Social media has so many benefits, but the negative impacts it can have on people, particularly children and teenagers cannot be denied. It can affect their sense of self, lead to constant comparison and pressure to look a certain way and a fear of missing out – to name just a few.
Sam Tyrer is the Head of Change Talks, our service dedicated to fostering resilience in young people and improving their overall health and wellbeing.
Sam said:
“Teenagers are developing their identity, and when that process plays out online, it can become warped. They often tie their self-worth to likes, followers or views – and when that validation doesn’t come, it really hits hard. What’s meant to be a way to connect ends up making them feel more isolated.
Recently I’ve noticed trends around ‘sad aesthetic’ content glamorising depression or anxiety, or using humour to mask really serious struggles. It’s easy for teenagers to start identifying with those narratives in a way that keeps them stuck.”
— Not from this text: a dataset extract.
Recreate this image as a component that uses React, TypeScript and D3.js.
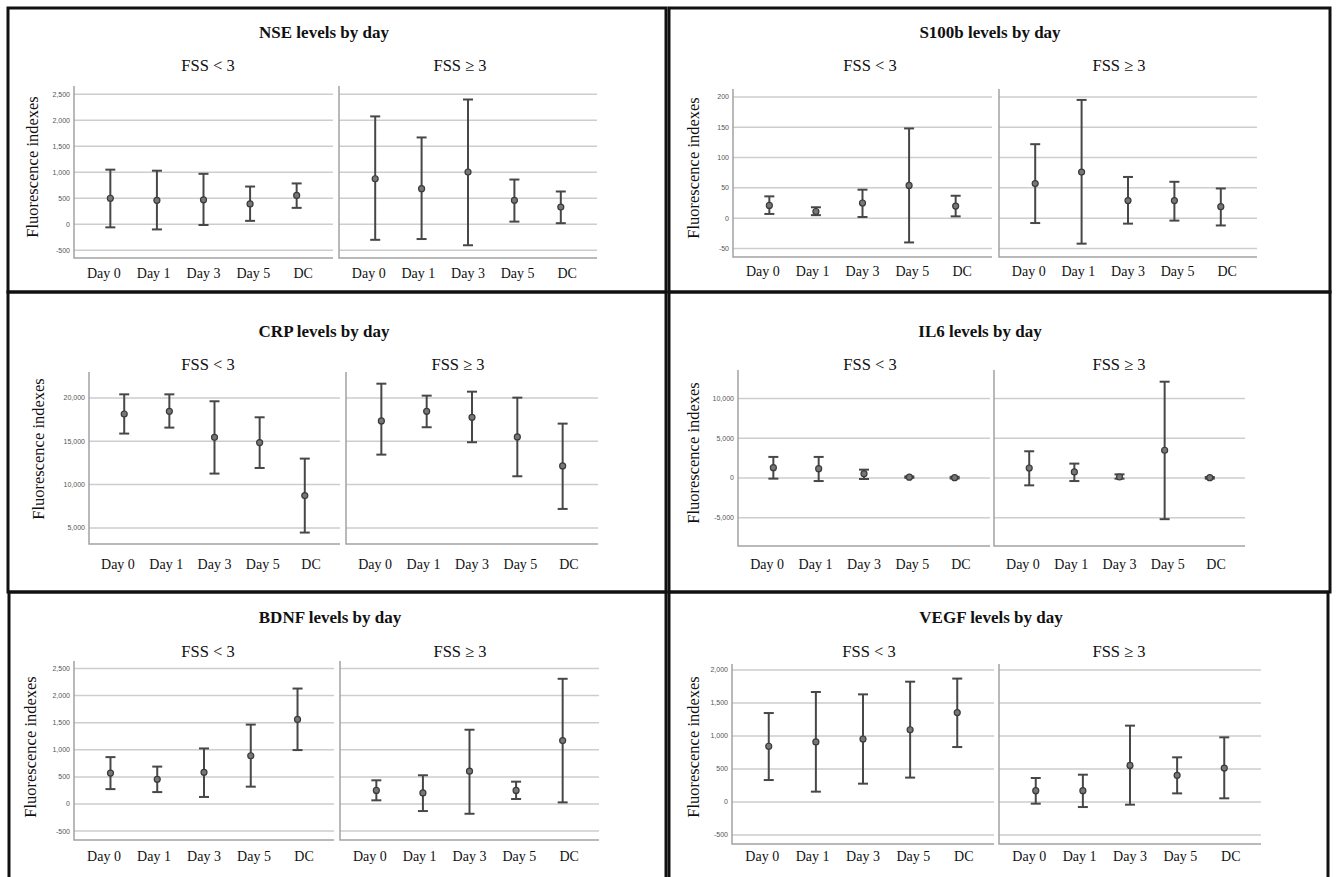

Sam has provided some advice to help parents and teens navigate this tricky topic:
The warning signs
There are some red flags, although these can be easy to dismiss as just ‘typical teenage behaviour’ if you’re not looking closely. A few things to watch out for:
- Becoming withdrawn or noticeably more irritable after being online
- Constantly checking their phone, even during moments which should be calm, such as mealtimes and before bed
- Struggling with sleep – especially staying up into the early hours scrolling
- A dip in confidence, or becoming overly focused on their appearance
- Avoiding in person social events, even ones they used to enjoy
- Regularly deleting posts if they don’t get ‘enough’ likes or comments – that one’s a big clue
It’s about spotting the changes in behaviour, especially if they seem linked to what they’re seeing online.
Starting the conversation
Don’t make it a lecture. Teenagers tend to shut down when they feel they’re being told off or analysed. The goal is to open a space, not interrogate. Use curiosity to open a conversation. You might say something like: “I noticed you seemed a bit low after being on your phone – how are you doing?” or “What’s your social media feed like now? I’m interested in what you’re seeing.”
It’s important to be human and you can even share your own personal experiences with social media to help them feel less alone. It’s about building trust and showing them it’s safe to talk. Remind them that talking about mental health isn’t a weakness, it’s one of the bravest and healthiest things a person can do.
Using social media as a positive force
Social media can be a positive force for all ages if used intentionally. These tips can be used for yourself and the young people in your life:
- Curate your feed like your wellbeing depends on it, because honestly it does. If someone’s posts leave you feeling rubbish about yourself, unfollow them
- Follow uplifting, positive accounts – whether it’s mental health advocates, funny memes or creators who promote realness over perfection
- Set time limits that you control, not the app. Use screentime tools to create healthier boundaries.
- Normalise taking breaks. You’re not missing out, you’re recharging
- Be wary of algorithms on certain apps. They learn what you linger on and it can quickly become all you see. It creates an echo chamber.
And most important of all, check in with yourself. Ask yourself why you’re opening the apps and if the answer is boredom or anxiety, try something else instead.